## Given exercise
Reproduce, character for character, the lines below from the first through the one with "weeks = [start_year". Leave pictures out.

## The input
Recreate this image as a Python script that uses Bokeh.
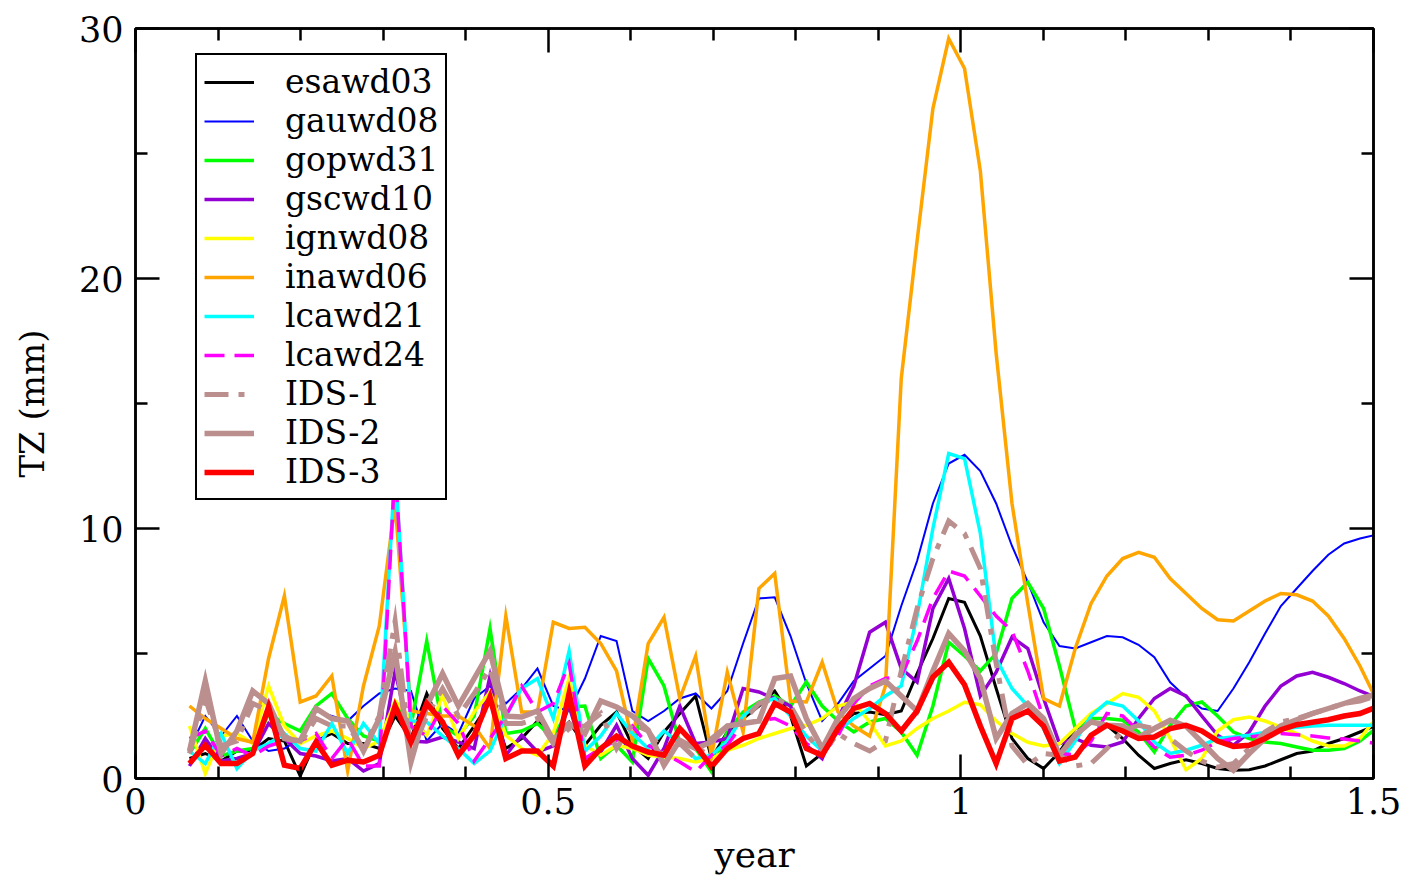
from bokeh.plotting import figure
from bokeh.models import (Legend, LegendItem, LinearAxis, FixedTicker, Range1d,
                          CustomLabelingPolicy)
from bokeh.embed import file_html
from bokeh.resources import INLINE

# weekly sampling (decimal years)
start_year = 0.0654
step_year = 7 / 365.25
n_weeks = 76
weeks = [start_year + k * step_year for k in range(n_weeks)]

esawd03 = [0.8, 1.0, 0.7, 1.1, 1.1, 1.6, 1.5, 0.1, 1.5, 1.8, 1.4, 1.4, 1.2, 2.5,
           1.6, 3.4, 2.0, 1.2, 2.1, 3.06, 1.2, 1.6, 2.3, 1.6, 2.26, 1.33, 2.13, 2.66, 1.33, 0.8,
           1.86, 2.6, 3.3, 0.8, 1.86, 2.4, 2.9, 3.5, 2.5, 0.5, 1.0, 2.1, 2.6, 2.66, 2.55, 2.7,
           4.2, 5.6, 7.2, 7.05, 5.7, 3.6, 1.6, 0.8, 0.4, 1.06, 2.0, 2.26, 2.13, 1.6, 0.93, 0.4,
           0.6, 0.75, 0.6, 0.4, 0.33, 0.35, 0.5, 0.75, 1.0, 1.1, 1.4, 1.6, 1.86, 2.13]
gauwd08 = [1.2, 2.5, 1.7, 2.5, 1.5, 1.1, 1.2, 1.6, 2.7, 2.5, 2.3, 2.9,
           3.4, 3.6, 3.5, 1.5, 2.2, 1.8, 3.2, 3.7, 3.0, 3.6, 4.4, 2.9, 2.7, 4.0, 5.7, 5.5, 2.7, 2.3,
           2.7, 3.2, 3.4, 2.8, 3.5, 5.4, 7.2, 7.25, 5.7, 3.8, 2.3, 3.0, 3.9, 4.4, 4.9, 6.9, 8.7,
           11.0, 12.6, 12.95, 12.3, 11.0, 9.3, 7.85, 6.25, 5.3, 5.2, 5.45, 5.7, 5.65, 5.35, 4.85,
           3.85, 3.25, 2.8, 2.7, 3.6, 4.65, 5.8, 6.9, 7.6, 8.3, 8.95, 9.4, 9.6, 9.75]
gopwd31 = [1.0, 2.0, 0.9, 1.1, 1.2, 2.6, 2.2, 1.9, 2.9, 3.4, 2.4, 1.7, 1.5, 3.0,
           2.1, 5.5, 2.1, 1.7, 2.5, 6.0, 1.8, 1.9, 2.2, 1.6, 2.86, 2.9, 0.8, 1.33, 0.66, 4.8,
           3.7, 1.4, 1.2, 0.27, 1.86, 2.66, 3.06, 3.3, 2.9, 3.86, 2.9, 2.3, 1.86, 2.26, 2.4, 1.86,
           0.93, 2.9, 5.45, 4.9, 4.3, 5.0, 7.2, 7.85, 6.8, 4.5, 2.0, 2.4, 2.4, 2.33, 1.86, 1.06,
           2.13, 2.9, 3.06, 2.5, 1.86, 1.6, 1.46, 1.4, 1.26, 1.13, 1.13, 1.2, 1.5, 2.0]
gscwd10 = [0.5, 1.6, 0.7, 0.8, 1.0, 2.2, 1.6, 1.0, 0.9, 0.7, 0.8, 0.3, 0.6, 4.3,
           1.5, 1.46, 1.66, 1.46, 1.2, 4.1, 0.93, 1.73, 1.06, 1.3, 2.9, 0.8, 1.06, 2.13, 0.8, 0.13,
           1.2, 2.9, 1.4, 1.46, 1.6, 3.6, 3.46, 3.2, 2.9, 1.33, 0.8, 2.4, 3.7, 5.85, 6.25, 4.4,
           3.86, 6.8, 8.0, 6.0, 3.3, 4.25, 5.65, 5.2, 3.2, 1.4, 1.6, 1.33, 1.26, 1.46, 2.4, 3.2,
           3.6, 3.3, 2.5, 1.73, 1.33, 1.86, 2.9, 3.7, 4.1, 4.25, 4.05, 3.8, 3.5, 3.25]
ignwd08 = [2.1, 0.2, 1.7, 1.8, 1.4, 3.7, 2.1, 1.4, 1.7, 1.9, 1.6, 1.2, 1.5, 3.1,
           2.4, 1.73, 3.3, 1.6, 2.66, 3.46, 1.73, 1.2, 0.93, 1.8, 4.0, 1.33, 0.93, 1.33, 1.2, 0.93,
           0.86, 0.8, 0.66, 0.8, 1.13, 1.33, 1.6, 1.8, 2.0, 2.13, 2.4, 2.9, 3.06, 2.26, 1.3, 1.5,
           2.0, 2.4, 2.7, 3.05, 2.95, 2.3, 1.8, 1.45, 1.3, 1.4, 2.0, 2.6, 3.0, 3.4, 3.25, 2.7,
           1.6, 0.35, 0.8, 1.9, 2.35, 2.46, 2.3, 2.05, 1.8, 1.5, 1.3, 1.3, 1.6, 2.4]
inawd06 = [2.9, 2.4, 2.0, 1.6, 1.45, 4.8, 7.3, 3.06, 3.3, 4.1, 0.3, 3.7, 6.1, 11.0,
           2.7, 2.6, 2.5, 2.5, 2.1, 1.2, 6.5, 2.66, 2.66, 6.25, 6.0, 6.05, 5.4, 4.3, 1.5, 5.4,
           6.45, 3.2, 4.9, 0.9, 4.25, 1.86, 7.6, 8.2, 3.1, 3.06, 4.65, 2.66, 2.1, 1.7, 3.7, 16.0,
           21.5, 26.8, 29.6, 28.4, 24.3, 17.0, 11.0, 7.0, 3.2, 2.9, 5.2, 7.0, 8.1, 8.8, 9.05, 8.85,
           8.0, 7.4, 6.8, 6.35, 6.3, 6.7, 7.1, 7.4, 7.35, 7.1, 6.5, 5.6, 4.5, 3.2]
lcawd21 = [1.1, 0.6, 1.8, 0.4, 1.1, 1.4, 1.8, 1.2, 1.1, 2.2, 1.0, 2.2, 1.4, 12.5,
           2.3, 2.26, 1.7, 1.2, 0.6, 1.1, 2.5, 3.6, 4.0, 2.4, 5.1, 1.1, 1.7, 2.6, 1.8, 1.2,
           1.9, 1.4, 0.8, 0.93, 1.5, 2.5, 3.0, 3.2, 2.5, 1.7, 1.1, 1.9, 2.4, 2.8, 3.3, 3.7,
           6.5, 10.0, 13.0, 12.8, 9.8, 4.8, 3.6, 2.9, 2.0, 0.6, 1.5, 2.5, 3.05, 2.9, 2.3, 1.45,
           1.0, 1.13, 1.33, 1.6, 1.66, 1.73, 1.85, 1.98, 2.05, 2.1, 2.13, 2.13, 2.13, 2.13]
lcawd24 = [1.6, 1.9, 0.9, 1.2, 0.9, 1.3, 1.5, 1.5, 1.8, 0.8, 1.6, 0.5, 0.5, 12.5,
           2.1, 1.7, 2.9, 2.2, 0.7, 1.6, 2.5, 3.7, 2.66, 3.0, 4.6, 0.8, 1.2, 1.53, 2.1, 1.33,
           1.0, 0.66, 0.27, 0.93, 1.33, 2.2, 2.3, 2.4, 2.1, 1.4, 1.0, 1.7, 3.0, 3.7, 4.0, 4.1,
           5.5, 7.2, 8.3, 8.1, 7.3, 6.5, 5.9, 4.3, 2.4, 1.0, 0.95, 1.5, 2.6, 2.5, 1.9, 1.25,
           0.85, 0.93, 1.13, 1.46, 1.6, 1.66, 1.73, 1.8, 1.75, 1.7, 1.62, 1.58, 1.5, 1.4]
ids1 = [1.0, 3.2, 1.3, 1.5, 3.0, 2.7, 1.7, 1.4, 2.4, 2.1, 2.1, 1.2, 2.5, 6.3,
        1.0, 2.5, 3.6, 2.5, 3.4, 4.4, 2.2, 2.2, 2.4, 1.4, 2.0, 2.1, 2.6, 1.2, 2.2, 1.9,
        1.0, 1.4, 0.8, 1.6, 2.1, 2.3, 3.0, 3.2, 2.9, 1.8, 1.0, 1.8, 1.4, 1.1, 1.5, 4.3,
        6.8, 8.8, 10.3, 9.8, 8.4, 4.6, 1.3, 0.53, 1.0, 0.93, 0.5, 0.6, 1.2, 1.9, 2.13, 2.0,
        1.6, 1.1, 0.7, 0.45, 0.6, 1.2, 1.86, 2.26, 2.4, 2.6, 2.8, 3.0, 3.1, 3.3]
ids2 = [1.1, 3.9, 1.0, 1.9, 3.5, 3.0, 1.6, 1.5, 2.8, 2.4, 2.3, 1.1, 2.4, 5.05,
        0.66, 2.9, 4.2, 2.9, 4.0, 5.1, 2.5, 2.46, 2.7, 1.53, 2.2, 1.8, 3.1, 2.86, 2.5, 1.93,
        0.53, 1.53, 1.2, 1.46, 2.1, 2.2, 2.3, 4.0, 4.1, 2.4, 1.2, 2.4, 3.2, 3.6, 3.9, 3.3,
        2.7, 4.3, 5.8, 5.1, 4.0, 1.6, 2.6, 3.0, 2.4, 0.93, 1.73, 2.26, 2.13, 2.1, 1.65, 2.0,
        2.33, 2.1, 1.46, 0.8, 0.33, 1.0, 1.6, 2.1, 2.35, 2.6, 2.8, 3.0, 3.2, 3.35]
ids3 = [0.6, 1.33, 0.6, 0.6, 1.0, 2.86, 0.53, 0.4, 1.46, 0.53, 0.73, 0.66, 0.93, 2.9,
        1.46, 3.0, 2.26, 0.93, 1.73, 3.26, 0.8, 1.1, 1.1, 0.5, 3.4, 0.5, 1.2, 1.7, 1.3, 1.06,
        0.93, 2.0, 1.33, 0.47, 1.2, 1.6, 1.8, 3.0, 2.66, 1.2, 0.93, 2.0, 2.8, 3.0, 2.6, 1.9,
        2.7, 4.05, 4.65, 3.75, 2.1, 0.6, 2.4, 2.7, 2.1, 0.7, 0.86, 1.73, 2.13, 1.9, 1.6, 1.66,
        2.0, 2.13, 1.9, 1.5, 1.28, 1.33, 1.6, 1.95, 2.15, 2.25, 2.35, 2.5, 2.6, 2.85]

x_ticks = [0, 0.5, 1, 1.5]
x_tick_labels = ["0", "0.5", "1", "1.5"]
x_minor = [0.1, 0.2, 0.3, 0.4, 0.6, 0.7, 0.8, 0.9, 1.1, 1.2, 1.3, 1.4]
y_ticks = [0, 10, 20, 30]
y_tick_labels = ["0", "10", "20", "30"]
y_minor = [5, 15, 25]

series = [
    ("esawd03", esawd03, "#000000", 3, "solid"),
    ("gauwd08", gauwd08, "#0000ff", 2, "solid"),
    ("gopwd31", gopwd31, "#00ff00", 3.5, "solid"),
    ("gscwd10", gscwd10, "#9400d3", 3.5, "solid"),
    ("ignwd08", ignwd08, "#ffff00", 3.5, "solid"),
    ("inawd06", inawd06, "#ffa500", 3.5, "solid"),
    ("lcawd21", lcawd21, "#00ffff", 3.5, "solid"),
    ("lcawd24", lcawd24, "#ff00ff", 3.5, "20 10"),
    ("IDS-1", ids1, "#bc8f8f", 5, "24 10 6 10"),
    ("IDS-2", ids2, "#bc8f8f", 5.5, "solid"),
    ("IDS-3", ids3, "#ff0000", 5.5, "solid"),
]

FONT = "DejaVu Serif"

p = figure(width=1404, height=877, x_range=Range1d(0, 1.5), y_range=Range1d(0, 30),
           output_backend="svg", toolbar_location=None,
           min_border_left=135, min_border_right=31, min_border_top=28, min_border_bottom=97)
p.xgrid.visible = False
p.ygrid.visible = False
p.outline_line_color = "black"
p.outline_line_width = 2.5
p.outline_line_alpha = 1.0
p.background_fill_color = "white"
p.border_fill_color = "white"

items = []
for name, vals, color, width, dash in series:
    r = p.line(weeks, vals, line_color=color, line_width=width, line_dash=dash, line_join="miter")
    items.append(LegendItem(label=name, renderers=[r]))

xt = FixedTicker(ticks=x_ticks, minor_ticks=x_minor)
yt = FixedTicker(ticks=y_ticks, minor_ticks=y_minor)


def style_axis(ax):
    ax.axis_line_color = "black"
    ax.axis_line_width = 2.5
    ax.major_tick_in = 24
    ax.major_tick_out = 0
    ax.minor_tick_in = 12
    ax.minor_tick_out = 0
    ax.major_tick_line_width = 2.5
    ax.minor_tick_line_width = 2.5
    ax.major_tick_line_color = "black"
    ax.minor_tick_line_color = "black"
    ax.major_label_text_font = FONT
    ax.major_label_text_color = "black"
    ax.axis_label_text_color = "black"


xa = p.xaxis[0]
xa.ticker = xt
xa.major_label_overrides = {t: l for t, l in zip(x_ticks, x_tick_labels)}
style_axis(xa)
xa.major_label_text_font_size = "35px"
xa.major_label_standoff = 9
xa.axis_label = "year"
xa.axis_label_text_font = FONT
xa.axis_label_text_font_size = "36px"
xa.axis_label_text_font_style = "normal"
xa.axis_label_standoff = 17

ya = p.yaxis[0]
ya.ticker = yt
ya.major_label_overrides = {t: l for t, l in zip(y_ticks, y_tick_labels)}
style_axis(ya)
ya.major_label_text_font_size = "35px"
ya.major_label_standoff = 12
ya.axis_label = "TZ (mm)"
ya.axis_label_text_font = FONT
ya.axis_label_text_font_size = "34px"
ya.axis_label_text_font_style = "normal"
ya.axis_label_standoff = 24

top = LinearAxis(ticker=FixedTicker(ticks=x_ticks, minor_ticks=x_minor))
style_axis(top)
top.major_label_policy = CustomLabelingPolicy(code="return []")
top.major_label_standoff = 0
p.add_layout(top, "above")
right = LinearAxis(ticker=FixedTicker(ticks=y_ticks, minor_ticks=y_minor))
style_axis(right)
right.major_label_policy = CustomLabelingPolicy(code="return []")
right.major_label_standoff = 0
p.add_layout(right, "right")

legend = Legend(items=items, location=(60, 278))
legend.border_line_color = "black"
legend.border_line_alpha = 1.0
legend.border_line_width = 2.5
legend.background_fill_color = "white"
legend.background_fill_alpha = 1.0
legend.label_text_font = FONT
legend.label_text_font_size = "33px"
legend.label_text_color = "black"
legend.glyph_width = 50
legend.glyph_height = 36
legend.label_height = 36
legend.spacing = 0
legend.padding = 7
legend.label_standoff = 31
legend.margin = 0
p.add_layout(legend)

open("out.html", "w").write(file_html(p, INLINE))
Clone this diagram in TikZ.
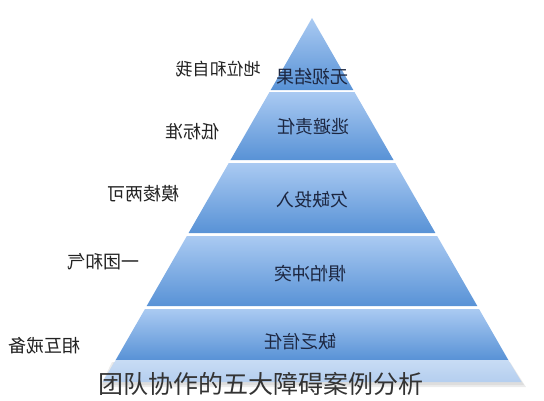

## Task output
Recreate this image as a Python script that uses Bokeh.
from bokeh.plotting import figure
from bokeh.models import (Legend, LegendItem, LinearAxis, FixedTicker, Range1d,
                          CustomLabelingPolicy)
from bokeh.embed import file_html
from bokeh.resources import INLINE

# weekly sampling (decimal years)
start_year = 0.0654
step_year = 7 / 365.25
n_weeks = 76
weeks = [start_year + k * step_year for k in range(n_weeks)]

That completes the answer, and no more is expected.